WHAT THE TASK REQUIRES -> Extract only the first line of the listing and every line after it up to and including the one with "const seriesNames = ['North". Omit the pictures.

PROVIDED MATERIAL ->
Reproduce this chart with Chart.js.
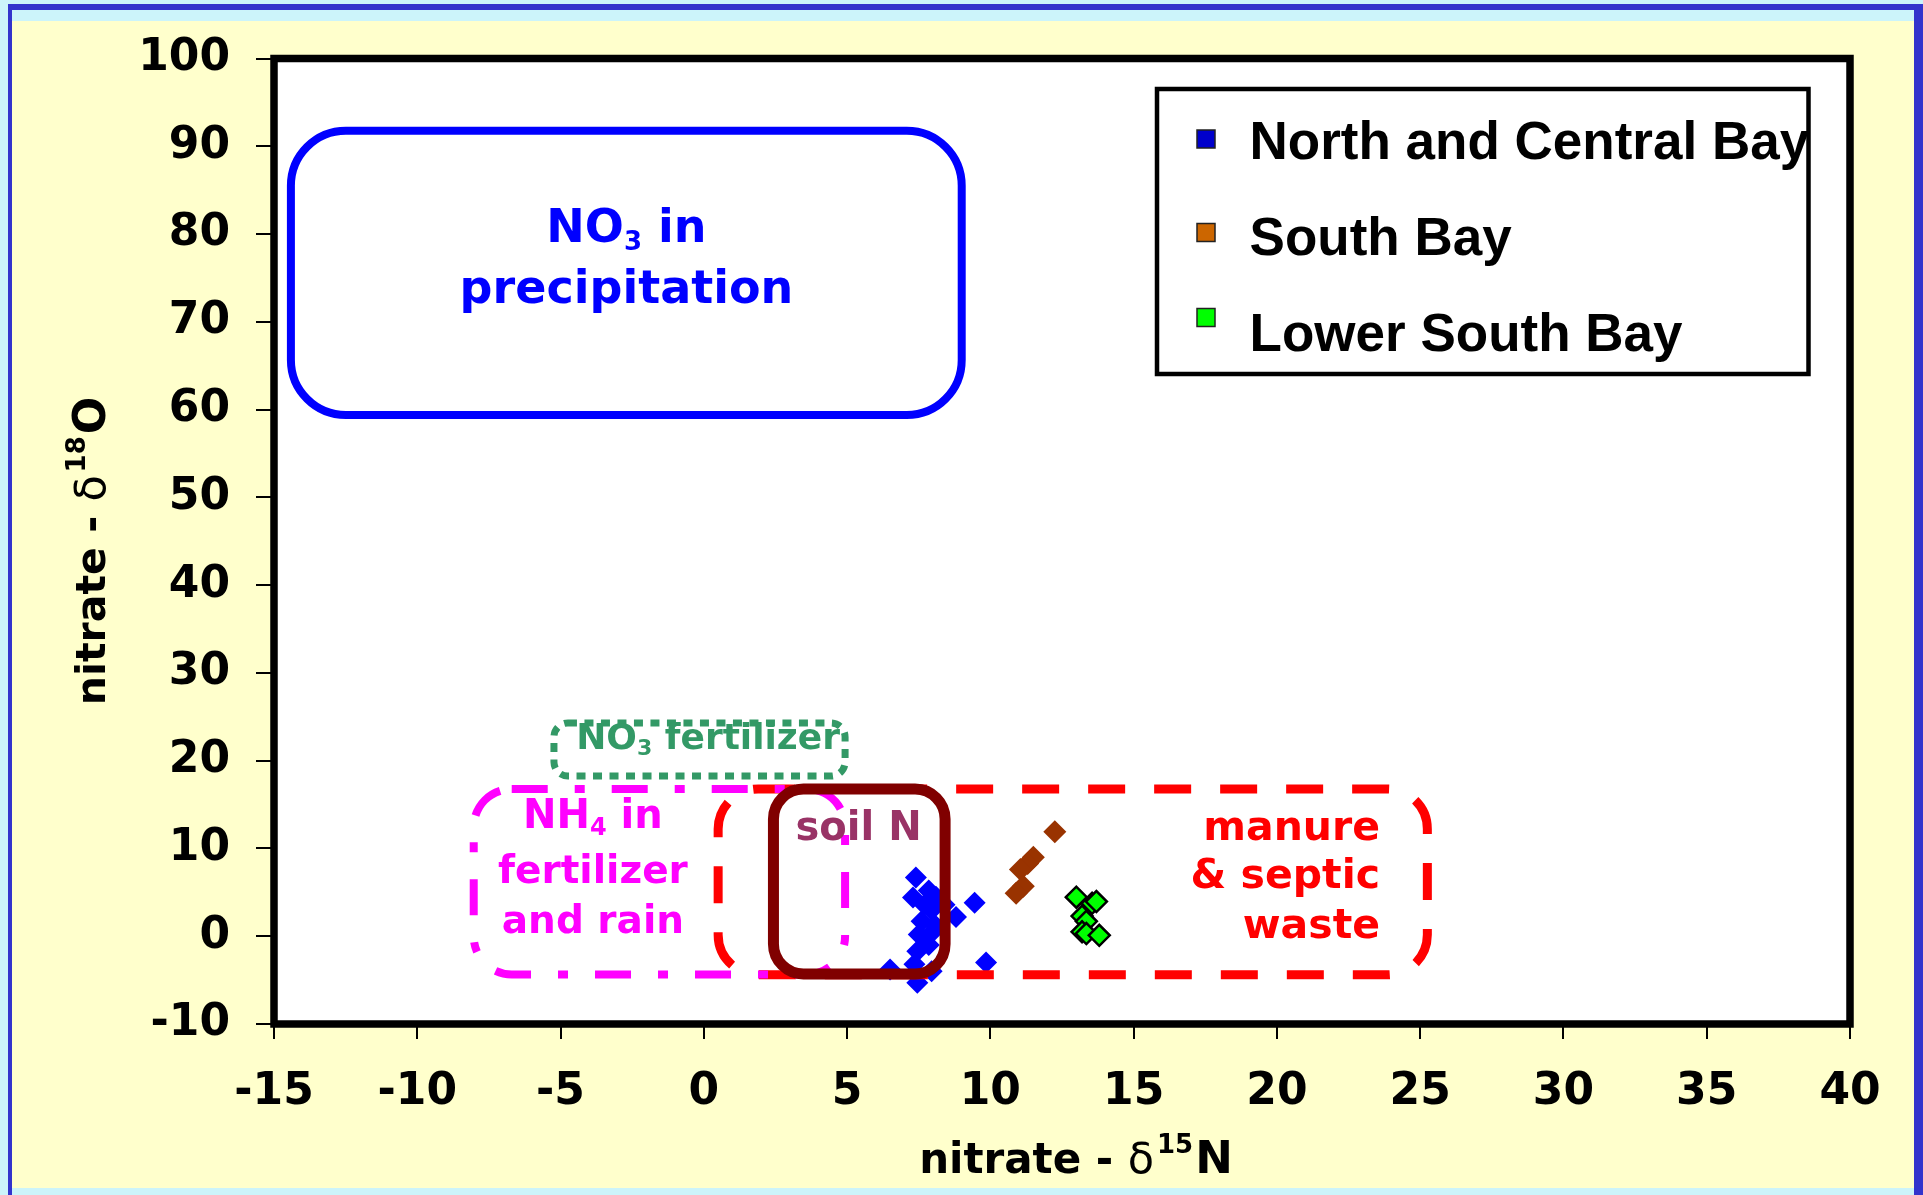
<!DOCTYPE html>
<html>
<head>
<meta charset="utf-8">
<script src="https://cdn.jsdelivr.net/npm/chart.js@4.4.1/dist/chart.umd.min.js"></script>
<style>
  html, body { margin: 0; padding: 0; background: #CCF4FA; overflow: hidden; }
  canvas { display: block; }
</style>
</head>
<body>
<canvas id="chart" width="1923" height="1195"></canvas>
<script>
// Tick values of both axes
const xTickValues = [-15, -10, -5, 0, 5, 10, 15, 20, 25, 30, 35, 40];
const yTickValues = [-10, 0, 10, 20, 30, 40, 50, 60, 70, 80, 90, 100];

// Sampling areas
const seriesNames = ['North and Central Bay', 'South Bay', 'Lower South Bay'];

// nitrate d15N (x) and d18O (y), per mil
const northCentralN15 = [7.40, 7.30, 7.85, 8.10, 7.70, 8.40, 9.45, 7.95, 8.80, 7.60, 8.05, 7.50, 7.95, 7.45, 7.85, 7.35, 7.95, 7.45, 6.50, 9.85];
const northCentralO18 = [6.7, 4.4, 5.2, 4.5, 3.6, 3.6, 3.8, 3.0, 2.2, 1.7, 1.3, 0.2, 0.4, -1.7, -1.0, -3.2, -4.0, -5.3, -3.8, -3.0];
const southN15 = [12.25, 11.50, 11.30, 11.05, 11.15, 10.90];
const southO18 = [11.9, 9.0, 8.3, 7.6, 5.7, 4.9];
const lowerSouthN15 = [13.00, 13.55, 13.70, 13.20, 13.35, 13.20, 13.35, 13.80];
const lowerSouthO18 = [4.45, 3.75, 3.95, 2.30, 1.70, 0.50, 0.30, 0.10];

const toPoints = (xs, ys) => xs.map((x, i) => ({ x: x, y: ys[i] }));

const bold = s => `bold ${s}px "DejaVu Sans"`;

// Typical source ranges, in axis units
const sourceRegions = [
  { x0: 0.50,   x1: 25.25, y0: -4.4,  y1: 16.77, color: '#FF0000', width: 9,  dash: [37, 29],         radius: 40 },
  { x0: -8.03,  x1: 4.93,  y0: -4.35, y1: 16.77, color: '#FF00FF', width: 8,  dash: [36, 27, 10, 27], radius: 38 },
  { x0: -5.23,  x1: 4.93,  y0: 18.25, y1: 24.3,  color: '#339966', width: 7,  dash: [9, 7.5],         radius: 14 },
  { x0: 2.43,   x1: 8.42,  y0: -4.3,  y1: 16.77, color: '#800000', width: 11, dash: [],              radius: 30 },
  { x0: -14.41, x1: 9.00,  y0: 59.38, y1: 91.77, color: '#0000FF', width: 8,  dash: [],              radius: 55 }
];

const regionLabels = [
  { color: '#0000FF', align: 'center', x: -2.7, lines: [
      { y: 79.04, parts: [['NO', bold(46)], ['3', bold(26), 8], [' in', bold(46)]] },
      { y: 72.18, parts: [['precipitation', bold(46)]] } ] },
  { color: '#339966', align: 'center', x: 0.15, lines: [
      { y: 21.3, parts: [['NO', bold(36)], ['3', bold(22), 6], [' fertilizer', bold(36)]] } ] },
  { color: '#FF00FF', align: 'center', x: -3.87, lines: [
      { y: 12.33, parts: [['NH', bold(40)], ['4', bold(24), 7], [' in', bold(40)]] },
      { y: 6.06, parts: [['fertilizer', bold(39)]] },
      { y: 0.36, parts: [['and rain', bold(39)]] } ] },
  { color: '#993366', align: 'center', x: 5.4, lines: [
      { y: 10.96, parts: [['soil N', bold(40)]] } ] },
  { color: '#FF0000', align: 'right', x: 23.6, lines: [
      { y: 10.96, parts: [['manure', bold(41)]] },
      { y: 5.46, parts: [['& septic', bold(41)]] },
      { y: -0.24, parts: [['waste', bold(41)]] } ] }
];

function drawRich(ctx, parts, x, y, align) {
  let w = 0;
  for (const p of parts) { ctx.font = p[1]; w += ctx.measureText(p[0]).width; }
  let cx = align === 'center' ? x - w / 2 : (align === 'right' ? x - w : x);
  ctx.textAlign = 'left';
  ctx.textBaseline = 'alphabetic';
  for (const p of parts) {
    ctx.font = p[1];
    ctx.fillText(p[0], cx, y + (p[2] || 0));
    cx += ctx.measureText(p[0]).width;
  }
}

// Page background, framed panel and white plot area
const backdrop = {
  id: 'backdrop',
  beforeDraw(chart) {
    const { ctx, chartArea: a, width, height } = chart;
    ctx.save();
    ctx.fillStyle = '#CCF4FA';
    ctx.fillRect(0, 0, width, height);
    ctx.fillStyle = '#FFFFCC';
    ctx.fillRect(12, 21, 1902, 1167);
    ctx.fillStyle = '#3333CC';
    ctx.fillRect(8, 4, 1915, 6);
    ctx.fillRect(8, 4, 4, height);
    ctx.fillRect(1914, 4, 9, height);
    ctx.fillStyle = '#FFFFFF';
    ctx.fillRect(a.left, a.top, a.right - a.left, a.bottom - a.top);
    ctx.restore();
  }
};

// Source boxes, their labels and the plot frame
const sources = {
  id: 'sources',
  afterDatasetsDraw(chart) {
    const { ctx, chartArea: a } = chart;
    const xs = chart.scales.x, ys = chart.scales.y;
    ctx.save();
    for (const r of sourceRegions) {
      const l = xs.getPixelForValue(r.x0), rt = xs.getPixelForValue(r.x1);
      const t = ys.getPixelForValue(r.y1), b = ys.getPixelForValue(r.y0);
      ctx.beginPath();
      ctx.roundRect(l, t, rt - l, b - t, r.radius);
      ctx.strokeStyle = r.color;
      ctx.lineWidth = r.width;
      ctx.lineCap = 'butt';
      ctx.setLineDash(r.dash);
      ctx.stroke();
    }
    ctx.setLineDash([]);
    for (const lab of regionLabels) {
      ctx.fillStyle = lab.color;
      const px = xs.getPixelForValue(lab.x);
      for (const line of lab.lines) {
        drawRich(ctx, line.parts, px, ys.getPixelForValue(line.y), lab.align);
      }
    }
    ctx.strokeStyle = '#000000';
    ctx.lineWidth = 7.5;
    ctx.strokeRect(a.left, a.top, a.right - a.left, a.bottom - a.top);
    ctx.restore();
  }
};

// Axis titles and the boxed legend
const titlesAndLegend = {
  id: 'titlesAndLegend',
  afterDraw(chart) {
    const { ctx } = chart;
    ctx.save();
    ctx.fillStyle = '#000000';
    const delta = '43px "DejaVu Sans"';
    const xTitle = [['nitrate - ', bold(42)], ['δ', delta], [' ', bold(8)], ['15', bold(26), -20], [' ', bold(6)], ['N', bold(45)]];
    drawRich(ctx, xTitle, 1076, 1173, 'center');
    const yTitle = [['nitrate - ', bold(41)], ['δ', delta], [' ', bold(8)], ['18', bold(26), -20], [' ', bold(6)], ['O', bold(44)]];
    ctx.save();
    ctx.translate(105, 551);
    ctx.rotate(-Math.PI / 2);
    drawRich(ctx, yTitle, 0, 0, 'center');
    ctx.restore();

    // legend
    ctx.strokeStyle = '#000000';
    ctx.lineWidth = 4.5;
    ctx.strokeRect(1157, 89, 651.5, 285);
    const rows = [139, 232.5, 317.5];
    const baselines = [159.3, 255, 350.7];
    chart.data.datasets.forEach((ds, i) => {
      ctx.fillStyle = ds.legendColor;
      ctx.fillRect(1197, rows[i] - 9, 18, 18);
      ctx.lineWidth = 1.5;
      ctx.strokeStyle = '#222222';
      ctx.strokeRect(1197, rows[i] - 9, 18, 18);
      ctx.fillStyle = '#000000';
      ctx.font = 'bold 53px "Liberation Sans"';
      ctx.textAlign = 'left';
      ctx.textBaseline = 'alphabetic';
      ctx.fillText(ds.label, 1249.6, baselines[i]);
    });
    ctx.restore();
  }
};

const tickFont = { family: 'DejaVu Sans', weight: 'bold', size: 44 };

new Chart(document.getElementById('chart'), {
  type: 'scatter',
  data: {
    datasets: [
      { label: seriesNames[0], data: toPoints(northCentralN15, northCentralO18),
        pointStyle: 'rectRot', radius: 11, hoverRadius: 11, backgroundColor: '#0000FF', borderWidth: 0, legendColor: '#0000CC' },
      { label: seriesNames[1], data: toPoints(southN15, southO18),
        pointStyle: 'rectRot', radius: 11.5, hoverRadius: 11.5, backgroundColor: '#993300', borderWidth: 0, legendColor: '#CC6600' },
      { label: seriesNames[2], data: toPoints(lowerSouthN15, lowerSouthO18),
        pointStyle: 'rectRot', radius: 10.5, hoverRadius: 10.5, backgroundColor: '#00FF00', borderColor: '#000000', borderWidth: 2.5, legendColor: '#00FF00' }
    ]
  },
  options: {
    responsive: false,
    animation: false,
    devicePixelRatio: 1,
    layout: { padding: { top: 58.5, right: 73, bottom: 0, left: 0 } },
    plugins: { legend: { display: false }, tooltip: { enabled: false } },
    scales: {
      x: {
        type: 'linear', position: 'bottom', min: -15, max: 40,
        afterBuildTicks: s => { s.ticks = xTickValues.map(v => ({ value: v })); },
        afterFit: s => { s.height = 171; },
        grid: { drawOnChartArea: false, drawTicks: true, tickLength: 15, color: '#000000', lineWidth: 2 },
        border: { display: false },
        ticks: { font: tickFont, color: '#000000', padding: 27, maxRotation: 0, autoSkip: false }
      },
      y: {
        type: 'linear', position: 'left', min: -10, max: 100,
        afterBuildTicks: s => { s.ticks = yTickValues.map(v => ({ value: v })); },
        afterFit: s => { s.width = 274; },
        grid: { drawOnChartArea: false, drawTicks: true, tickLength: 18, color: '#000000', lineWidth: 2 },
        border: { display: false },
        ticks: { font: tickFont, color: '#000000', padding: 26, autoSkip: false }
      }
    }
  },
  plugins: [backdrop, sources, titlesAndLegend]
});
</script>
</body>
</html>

THE SOLUTION ->
Reproduce this chart with Chart.js.
<!DOCTYPE html>
<html>
<head>
<meta charset="utf-8">
<script src="https://cdn.jsdelivr.net/npm/chart.js@4.4.1/dist/chart.umd.min.js"></script>
<style>
  html, body { margin: 0; padding: 0; background: #CCF4FA; overflow: hidden; }
  canvas { display: block; }
</style>
</head>
<body>
<canvas id="chart" width="1923" height="1195"></canvas>
<script>
// Tick values of both axes
const xTickValues = [-15, -10, -5, 0, 5, 10, 15, 20, 25, 30, 35, 40];
const yTickValues = [-10, 0, 10, 20, 30, 40, 50, 60, 70, 80, 90, 100];

// Sampling areas
const seriesNames = ['North and Central Bay', 'South Bay', 'Lower South Bay'];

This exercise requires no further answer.